▶ DATA SHOWN:
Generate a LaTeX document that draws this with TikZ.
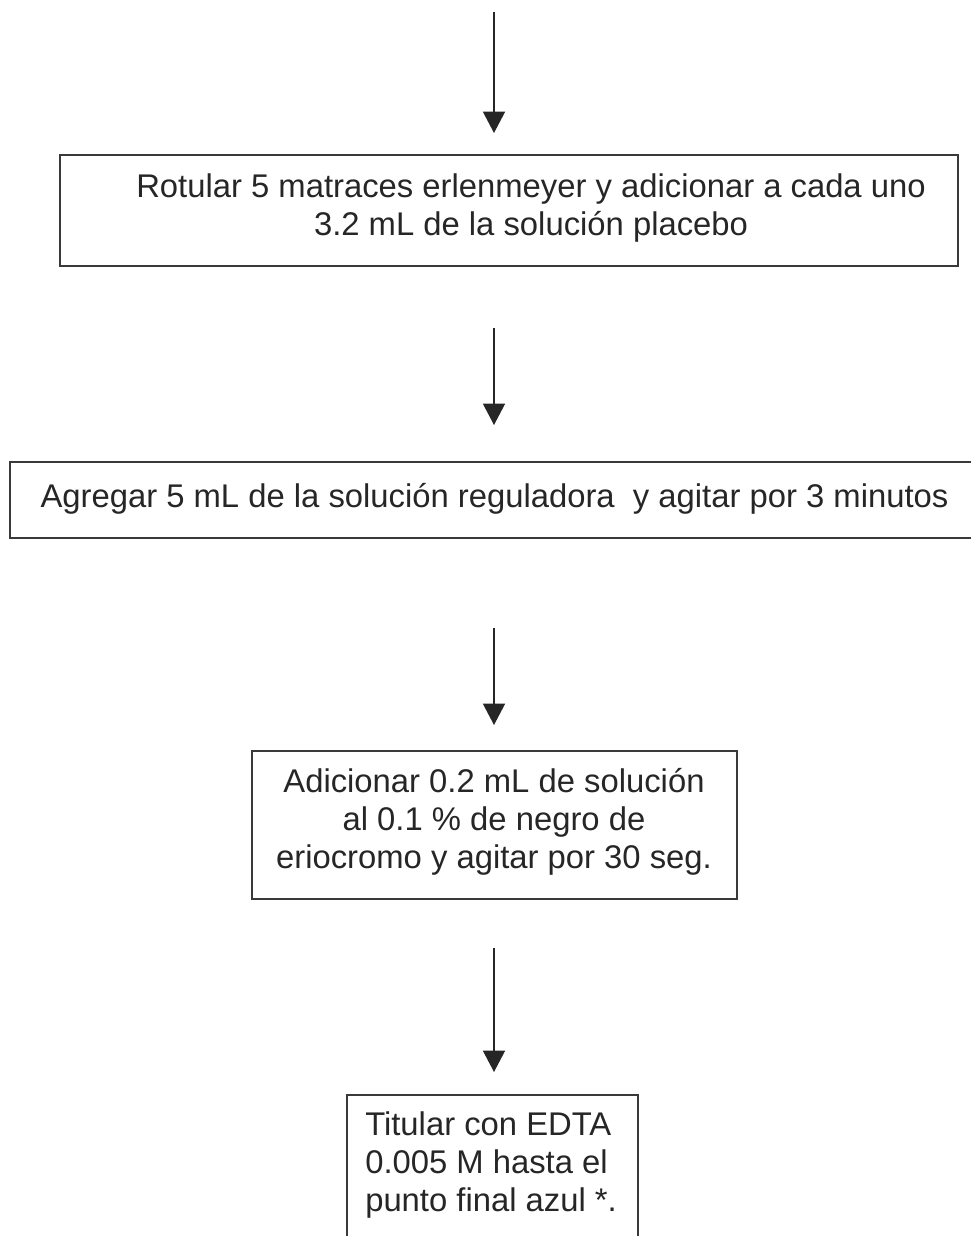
\documentclass[tikz,border=0pt]{standalone}
\usepackage{fontspec}
\setmainfont{Liberation Sans}
\usetikzlibrary{arrows.meta}
\definecolor{ink}{HTML}{262626}
\definecolor{frame}{HTML}{3A3A3A}
\begin{document}
\begin{tikzpicture}[x=0.75pt,y=-0.75pt,
  boxstyle/.style={draw=frame, line width=1.3pt, inner sep=0pt, outer sep=0pt},
  txt/.style={text=ink, inner sep=0pt, font=\fontsize{24.6pt}{28.5pt}\selectfont},
  flowarrow/.style={draw=ink, line width=1.1pt, -{Triangle[width=16.5pt,length=16pt]}}]
\useasboundingbox (0,0) rectangle (971,1236);
% boxes
\node[boxstyle, minimum width=673.5pt, minimum height=83.25pt] (b1) at (509,210.5) {};
\node[boxstyle, minimum width=735pt, minimum height=57pt] (b2) at (500,500) {};
\node[boxstyle, minimum width=363.75pt, minimum height=111pt] (b3) at (494.5,825) {};
\node[boxstyle, minimum width=218.25pt, minimum height=150pt] (b4) at (492.5,1195) {};
% texts
\node[txt, align=center] (t1) at (531,208.5) {Rotular 5 matraces erlenmeyer y adicionar a cada uno\\3.2 mL de la solución placebo};
\node[txt] (t2) at (494.5,498.5) {Agregar 5 mL de la solución reguladora\ \ y agitar por 3 minutos};
\node[txt, align=center] (t3) at (494,821.5) {Adicionar 0.2 mL de solución\\al 0.1 \% de negro de\\eriocromo y agitar por 30 seg.};
\node[txt, align=left, anchor=west] (t4) at (365,1165.5) {Titular con EDTA\\0.005 M hasta el\\punto final azul *.};
% arrows
\coordinate (s1) at (494,12);   \coordinate (e1) at (494,133);
\coordinate (s2) at (494,328);  \coordinate (e2) at (494,425);
\coordinate (s3) at (494,628);  \coordinate (e3) at (494,725);
\coordinate (s4) at (494,948);  \coordinate (e4) at (494,1072);
\draw[flowarrow] (s1) -- (e1);
\draw[flowarrow] (s2) -- (e2);
\draw[flowarrow] (s3) -- (e3);
\draw[flowarrow] (s4) -- (e4);
\end{tikzpicture}
\end{document}
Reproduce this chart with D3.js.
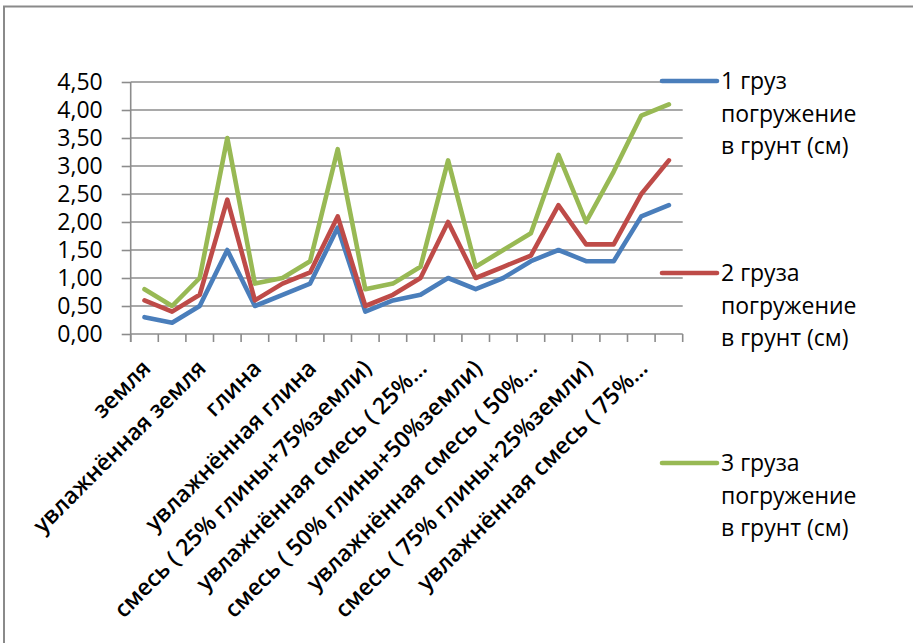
<!DOCTYPE html>
<html>
<head>
<meta charset="utf-8">
<script src="https://cdn.jsdelivr.net/npm/d3@7"></script>
<style>
  html, body { margin: 0; padding: 0; background: #fff; }
  svg { display: block; font-family: "Open Sans", sans-serif; }
</style>
</head>
<body>
<svg id="chart" width="913" height="643"></svg>
<script>
// Category labels shown under the axis (every second category carries a label)
const tickLabels = [
  "земля",
  "увлажнённая земля",
  "глина",
  "увлажнённая глина",
  "смесь ( 25% глины+75%земли)",
  "увлажнённая смесь ( 25%…",
  "смесь ( 50% глины+50%земли)",
  "увлажнённая смесь ( 50%…",
  "смесь ( 75% глины+25%земли)",
  "увлажнённая смесь ( 75%…"
];

// Sinking depth into the soil, cm
const load1 = [0.3, 0.2, 0.5, 1.5, 0.5, 0.7, 0.9, 1.9, 0.4, 0.6, 0.7, 1.0, 0.8, 1.0, 1.3, 1.5, 1.3, 1.3, 2.1, 2.3];
const load2 = [0.6, 0.4, 0.7, 2.4, 0.6, 0.9, 1.1, 2.1, 0.5, 0.7, 1.0, 2.0, 1.0, 1.2, 1.4, 2.3, 1.6, 1.6, 2.5, 3.1];
const load3 = [0.8, 0.5, 1.0, 3.5, 0.9, 1.0, 1.3, 3.3, 0.8, 0.9, 1.2, 3.1, 1.2, 1.5, 1.8, 3.2, 2.0, 2.9, 3.9, 4.1];

const seriesNames = [
  ["1 груз", "погружение", "в грунт (см)"],
  ["2 груза", "погружение", "в грунт (см)"],
  ["3 груза", "погружение", "в грунт (см)"]
];
const seriesColors = ["#4a7ebb", "#be4b48", "#98b954"];
const yTicks = [0, 0.5, 1, 1.5, 2, 2.5, 3, 3.5, 4, 4.5];

const series = [load1, load2, load3];

const svg = d3.select("#chart");
const plot = { left: 130.7, right: 682.7, top: 82, bottom: 334 };
const fontSize = 23;

// Outer frame of the chart area
svg.append("rect")
  .attr("x", 4).attr("y", 6.5)
  .attr("width", 920).attr("height", 650)
  .attr("fill", "#fff")
  .attr("stroke", "#8a8a8a").attr("stroke-width", 2);

const x = d3.scaleBand()
  .domain(d3.range(load1.length))
  .range([plot.left, plot.right])
  .paddingInner(0).paddingOuter(0);

const y = d3.scaleLinear()
  .domain([0, 4.5])
  .range([plot.bottom, plot.top]);

const fmt = v => d3.format(".2f")(v).replace(".", ",");

// Horizontal gridlines
svg.append("g")
  .selectAll("line")
  .data(yTicks)
  .join("line")
  .attr("x1", plot.left).attr("x2", plot.right)
  .attr("y1", d => y(d)).attr("y2", d => y(d))
  .attr("stroke", "#8c8c8c").attr("stroke-width", 1.6);

// Y axis
const yAxis = d3.axisLeft(y).tickValues(yTicks).tickFormat(fmt).tickSize(9).tickPadding(19);
const gy = svg.append("g").attr("transform", `translate(${plot.left},0)`).call(yAxis);
gy.select(".domain").remove();
gy.selectAll(".tick line").attr("stroke", "#8c8c8c").attr("stroke-width", 1.6);
gy.selectAll(".tick text")
  .attr("font-family", "Open Sans, sans-serif")
  .attr("font-size", fontSize).attr("fill", "#000");
svg.append("line")
  .attr("x1", plot.left).attr("x2", plot.left)
  .attr("y1", plot.top).attr("y2", plot.bottom + 8)
  .attr("stroke", "#8c8c8c").attr("stroke-width", 1.6);

// X axis: boundary tick marks between categories
const bounds = d3.range(load1.length + 1).map(i => plot.left + i * x.bandwidth());
svg.append("g")
  .selectAll("line")
  .data(bounds)
  .join("line")
  .attr("x1", d => d).attr("x2", d => d)
  .attr("y1", plot.bottom).attr("y2", plot.bottom + 8)
  .attr("stroke", "#8c8c8c").attr("stroke-width", 1.6);

// Rotated category labels
svg.append("g")
  .selectAll("text")
  .data(tickLabels)
  .join("text")
  .attr("transform", (d, i) => {
    const cx = x(i * 2) + x.bandwidth() / 2;
    return `translate(${cx + 2},${plot.bottom + 30}) rotate(-45)`;
  })
  .attr("text-anchor", "end")
  .attr("dy", "0.35em")
  .attr("font-size", fontSize)
  .attr("font-weight", 600)
  .attr("fill", "#000")
  .text(d => d);

// Series lines
const line = d3.line()
  .x((d, i) => x(i) + x.bandwidth() / 2)
  .y(d => y(d));

svg.append("g")
  .selectAll("path")
  .data(series)
  .join("path")
  .attr("d", d => line(d))
  .attr("fill", "none")
  .attr("stroke", (d, i) => seriesColors[i])
  .attr("stroke-width", 4.6)
  .attr("stroke-linejoin", "round")
  .attr("stroke-linecap", "round");

// Legend
const legendY = [81, 273, 463];
const lg = svg.append("g");
seriesNames.forEach((lines, i) => {
  lg.append("line")
    .attr("x1", 662).attr("x2", 717)
    .attr("y1", legendY[i]).attr("y2", legendY[i])
    .attr("stroke", seriesColors[i]).attr("stroke-width", 4.6)
    .attr("stroke-linecap", "round");
  const t = lg.append("text")
    .attr("x", 721).attr("y", legendY[i] + 8)
    .attr("font-size", fontSize).attr("fill", "#000");
  lines.forEach((s, k) => {
    t.append("tspan").attr("x", 721).attr("dy", k === 0 ? 0 : 32.5).text(s);
  });
});
</script>
</body>
</html>
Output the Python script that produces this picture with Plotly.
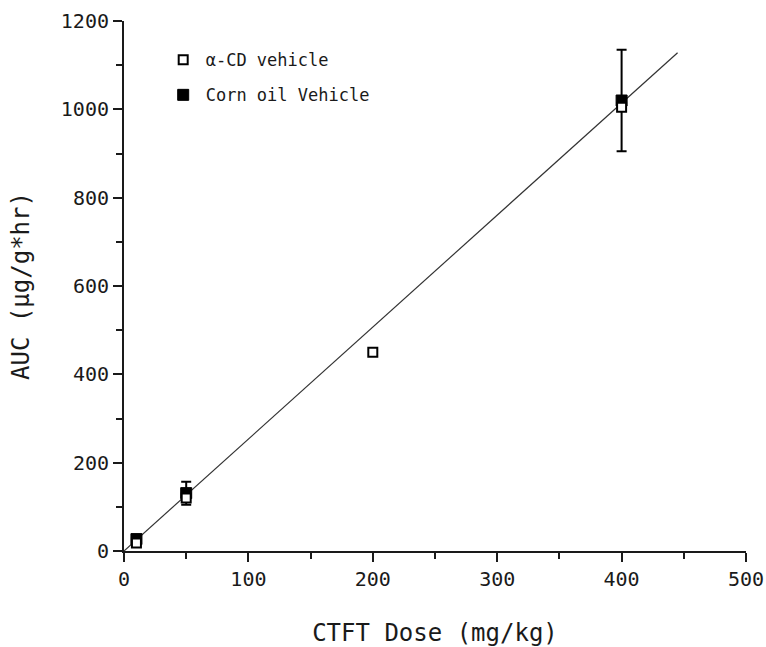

▶ WORK TO DO:
Lines that hold the word "chart" are the ones to return, every one of them.

▶ ANSWER BELOW:
Reproduce this chart with D3.js.
<svg id="chart" width="913" height="643"></svg>
const svg = d3.select("#chart");
// Outer frame of the chart area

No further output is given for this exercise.